3. Confusing Pressure Terms: Students often mistake dynamic pressure ($\frac{1}{2}\rho v^2$) for static pressure ($P$). Dynamic pressure is the "pressure" due to motion, not an actual force per area you can measure on the side of a pipe. Correction: Remember that $P$ is the pressure you would measure with a gauge. In a flowing fluid, a pressure gauge measures static pressure.
4. Forgetting Hydrostatic Pressure in Horizontal Flows: In a perfectly horizontal pipe ($h_1=h_2$), the $\rho gh$ terms cancel. A common error is to include them unnecessarily, complicating the math. Correction: Carefully define your height reference ($h=0$) and note if the pipe is level.

Summary

• Bernoulli’s equation, $P+\frac{1}{2}\rho v^2+\rho gh=\text{constant}$, is a statement of energy conservation per unit volume for an ideal fluid flowing along a streamline.

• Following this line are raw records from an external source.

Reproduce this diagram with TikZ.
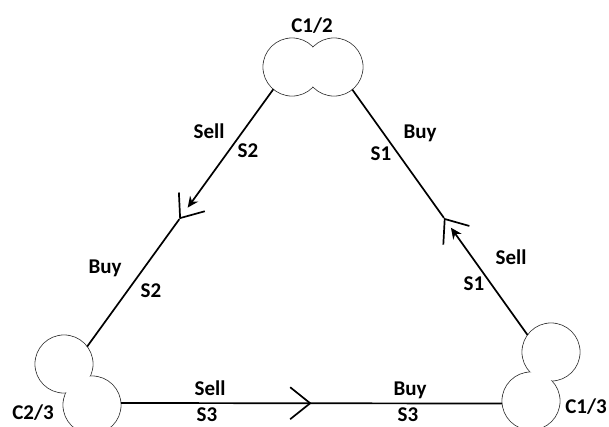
\documentclass[tikz,border=0pt]{standalone}
\usepackage{fontspec}
\setmainfont{Carlito}
\usetikzlibrary{calc,arrows.meta,decorations.markings}

\begin{document}
\begin{tikzpicture}[x=1pt,y=-1pt,
    blob/.style={circle,draw=black!75,fill=white,line width=0.8pt,minimum size=58pt,inner sep=0pt,outer sep=0pt},
    lbl/.style={font=\bfseries\fontsize{21}{24}\selectfont,anchor=base,inner sep=0pt},
    link/.style={line width=1.7pt},
    tipline/.style={link,-{Stealth[length=11pt,width=10pt]}},
    chev/.style={link,postaction={decorate},decoration={markings,mark=at position #1 with {\arrow{Straight Barb[length=20pt,width=32pt,line width=1.7pt]}}}}]
    \useasboundingbox (0,0) rectangle (609,426);
    \fill[white] (0,0) rectangle (609,426);

    % clouds, two circles each
    \node[blob] (c12a) at (292,67) {};
    \node[blob] (c12b) at (334,67) {};
    \node[blob] (c23a) at (64,364) {};
    \node[blob] (c23b) at (92,405) {};
    \node[blob] (c13a) at (551,352) {};
    \node[blob] (c13b) at (531,401) {};
    % hide the inner arcs
    \foreach \c in {c12a,c12b,c23a,c23b,c13a,c13b}
        \fill[white] (\c) circle (28.4);

    % break points on the slanted sides
    \coordinate (a1) at ($(c12a.230)!0.46!(c23a.37)$);
    \coordinate (a2) at ($(c12a.230)!0.505!(c23a.37)$);
    \coordinate (b1) at ($(c13a.144)!0.437!(c12b.309)$);
    \coordinate (b2) at ($(c13a.144)!0.477!(c12b.309)$);

    % trades
    \draw[tipline] (c12a.230) -- (a1);
    \draw[chev=0.0001] (a2) -- (c23a.37);
    \draw[chev=0.5] (c23b.4) -- (c13b.185);
    \draw[tipline] (c13a.144) -- (b1);
    \draw[chev=0.0001] (b2) -- (c12b.309);

    % labels
    \node[lbl] (n12) at (312,32) {C1/2};
    \node[lbl] (n23) at (33,419) {C2/3};
    \node[lbl] (n13) at (586,413) {C1/3};
    \node[lbl] (sell2) at (209,138) {Sell};
    \node[lbl] (s2a) at (248,157) {S2};
    \node[lbl] (buy1) at (420,138) {Buy};
    \node[lbl] (s1a) at (381,160) {S1};
    \node[lbl] (buy2) at (105,273) {Buy};
    \node[lbl] (s2b) at (151,297) {S2};
    \node[lbl] (sell1) at (511,264) {Sell};
    \node[lbl] (s1b) at (474,290) {S1};
    \node[lbl] (sell3) at (210,395) {Sell};
    \node[lbl] (s3a) at (207,421) {S3};
    \node[lbl] (buy3) at (410,395) {Buy};
    \node[lbl] (s3b) at (408,421) {S3};
\end{tikzpicture}
\end{document}
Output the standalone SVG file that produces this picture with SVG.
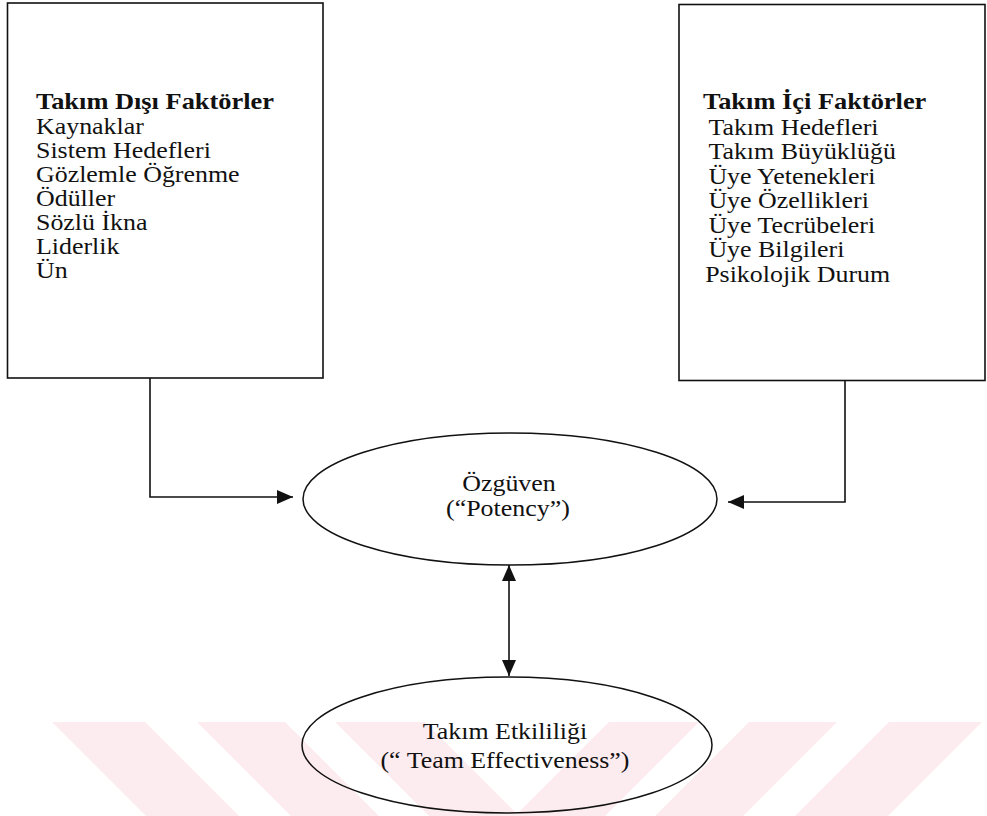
<svg xmlns="http://www.w3.org/2000/svg" width="987" height="816" viewBox="0 0 987 816">
  <style>
    .box { fill: none; stroke: #111; stroke-width: 1.6; }
    .oval { fill: none; stroke: #111; stroke-width: 1.5; }
    .wire { fill: none; stroke: #111; stroke-width: 1.6; }
    .t { font-family: "Liberation Serif", "Times New Roman", serif; font-size: 24px; fill: #111; }
    .h { font-weight: bold; }
    .c { text-anchor: middle; }
    .wm { fill: #fdecef; }
  </style>
  <defs>
    <marker id="arr" viewBox="0 0 16 14" refX="16" refY="7" markerWidth="16" markerHeight="14" markerUnits="userSpaceOnUse" orient="auto-start-reverse">
      <path d="M0,0 L16,7 L0,14 Z" fill="#111"/>
    </marker>
  </defs>

  <rect width="987" height="816" fill="#fff"/>

  <!-- pale stripe band along the bottom -->
  <g id="band">
    <polygon class="wm" points="52,722 145,722 239,816 146,816"/>
    <polygon class="wm" points="197,722 285,722 379,816 291,816"/>
    <polygon class="wm" points="335,722 425,722 519,816 429,816"/>
    <polygon class="wm" points="609,722 699,722 605,816 515,816"/>
    <polygon class="wm" points="749,722 837,722 743,816 655,816"/>
    <polygon class="wm" points="889,722 982,722 888,816 795,816"/>
  </g>

  <g id="external">
    <rect class="box" x="7.5" y="3" width="315.5" height="375"/>
    <text class="t h" transform="translate(36,0) scale(1.1,1)" x="0" y="109.5">Takım Dışı Faktörler</text>
    <g transform="translate(36,0) scale(1.08,1)">
      <text class="t" x="0" y="134">Kaynaklar</text>
      <text class="t" x="0" y="158">Sistem Hedefleri</text>
      <text class="t" x="0" y="182">Gözlemle Öğrenme</text>
      <text class="t" x="0" y="206">Ödüller</text>
      <text class="t" x="0" y="230">Sözlü İkna</text>
      <text class="t" x="0" y="254">Liderlik</text>
      <text class="t" x="0" y="278">Ün</text>
    </g>
  </g>

  <g id="internal">
    <rect class="box" x="679" y="4.5" width="306" height="376"/>
    <text class="t h" transform="translate(703,0) scale(1.1,1)" x="0" y="109.5">Takım İçi Faktörler</text>
    <g transform="translate(703,0) scale(1.08,1)">
      <text class="t" x="5" y="135">Takım Hedefleri</text>
      <text class="t" x="5" y="159">Takım Büyüklüğü</text>
      <text class="t" x="5" y="184">Üye Yetenekleri</text>
      <text class="t" x="5" y="208">Üye Özellikleri</text>
      <text class="t" x="5" y="233">Üye Tecrübeleri</text>
      <text class="t" x="5" y="257">Üye Bilgileri</text>
      <text class="t" x="2" y="282">Psikolojik Durum</text>
    </g>
  </g>

  <g id="potency">
    <ellipse class="oval" cx="510" cy="499" rx="207" ry="66"/>
    <g transform="translate(509,0) scale(1.08,1)">
      <text class="t c" x="0" y="491">Özgüven</text>
      <text class="t c" x="-1" y="516">(“Potency”)</text>
    </g>
  </g>

  <g id="effectiveness">
    <ellipse class="oval" cx="507" cy="745" rx="205" ry="68"/>
    <g transform="translate(505,0) scale(1.08,1)">
      <text class="t c" x="0" y="739">Takım Etkililiği</text>
      <text class="t c" x="0" y="768">(“ Team Effectiveness”)</text>
    </g>
  </g>

  <g id="connectors">
    <polyline class="wire" points="150,378 150,497 293,497" marker-end="url(#arr)"/>
    <polyline class="wire" points="845,381 845,502 728,502" marker-end="url(#arr)"/>
    <line class="wire" x1="509" y1="565" x2="509" y2="676" marker-start="url(#arr)" marker-end="url(#arr)"/>
  </g>
</svg>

• It reveals a fundamental trade-off: where fluid velocity increases (due to a constriction, per the continuity equation), its static pressure decreases, and vice-versa.
• The $\rho gh$ term accounts for pressure changes due to elevation, connecting fluid dynamics to concepts of gravitational potential energy, crucial for analyzing water supply and other systems with height differences.
• Practical applications range from explaining lift on airplane wings and measuring flow with Venturi meters to designing city water supply systems that rely on elevated storage.
• Success on the AP exam requires carefully selecting two points on a streamline, correctly using the continuity equation with Bernoulli’s, and avoiding common traps like misidentifying pressure types or applying the equation to inappropriate fluid conditions.